I feel no doubts or mistrust.
matter of fact, I am experiencing a bonding which I have searched a lifetime for.
hearing words which are intoxicating without being cryptic or misleading.
I feel a sense of 'home' in a woman which i am finding myself so immensely intrigued by, inspired by, and have the utmost respect for.
Unfortunately, tonight is the last time i will be seeing her for quite awhile, as she leaves to go back to Florida for a good part of the summer.
It will be a time of self cultivation and of saving resources for what is to come with our new life.
While bittersweet, I do look forward to the challenge and know full well that i can face it with no qualms as I have faced so many challenges in the past that have felt even more demanding and quixotic.

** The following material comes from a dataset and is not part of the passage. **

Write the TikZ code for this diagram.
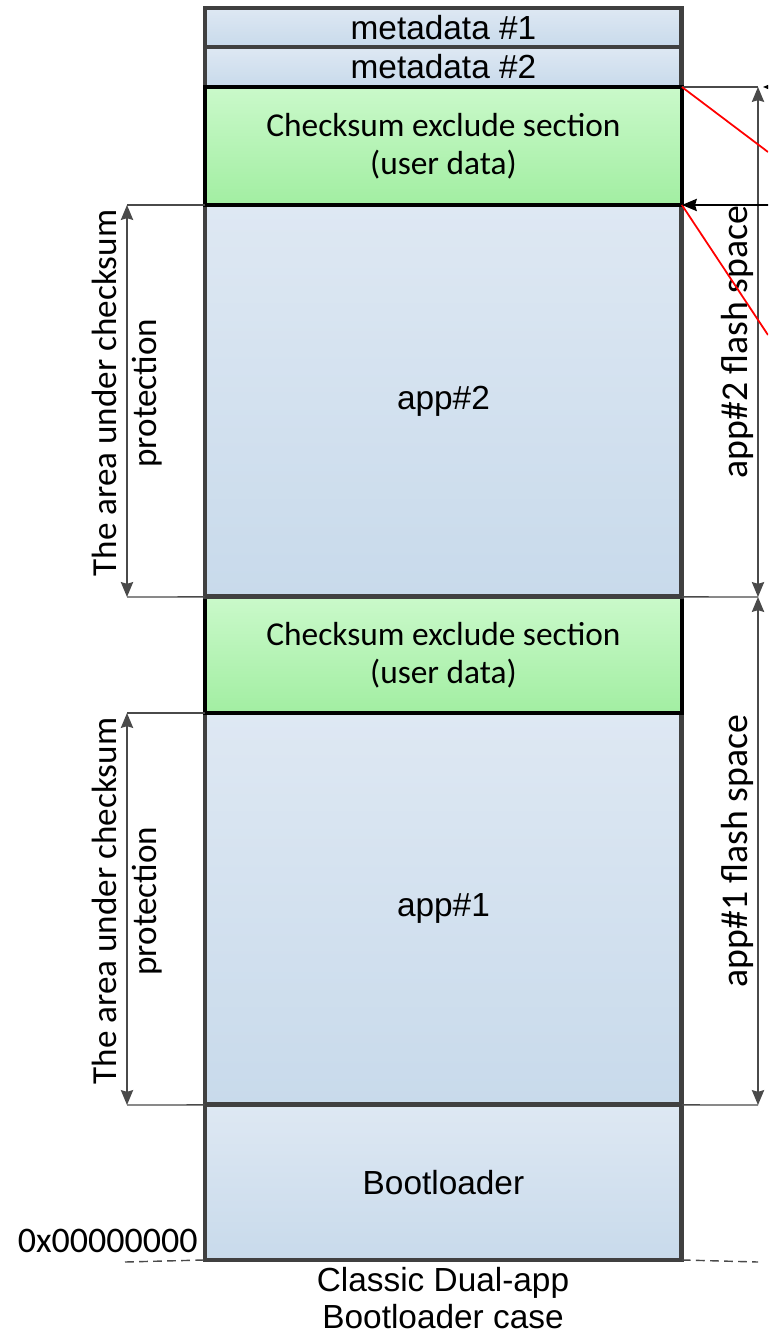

This new love feels clear and healthy.Immediately there is a depth there.
We cannot stop smiling when together, even during deep intellectual and philosophical conversations.
I hear words come from her mouth which I am only used to hearing from my own.
Each other's concepts and intended meanings almost immediately understood without explanation.
From my flow has come a direction...of the best kind...towards an intimate love built on learning, loving, exploring, inspiring, believing.
As refreshing as a (dare i be cliche) clear mountain spring. hehe
This desert has burned away the past dramas to leave me ready for this. even if the desert winter is cold.
the simple and elegant landscape has cleared my mind and heart and made me ready for this.
It's probably not wise or right to put into words the thoughts and feelings that are flowing through me to their fullest.
there is time for that.
as new love slowly blossoms to give off the finest fragrance.
Even if it is still cold and there is still snow, for me, spring has sprung!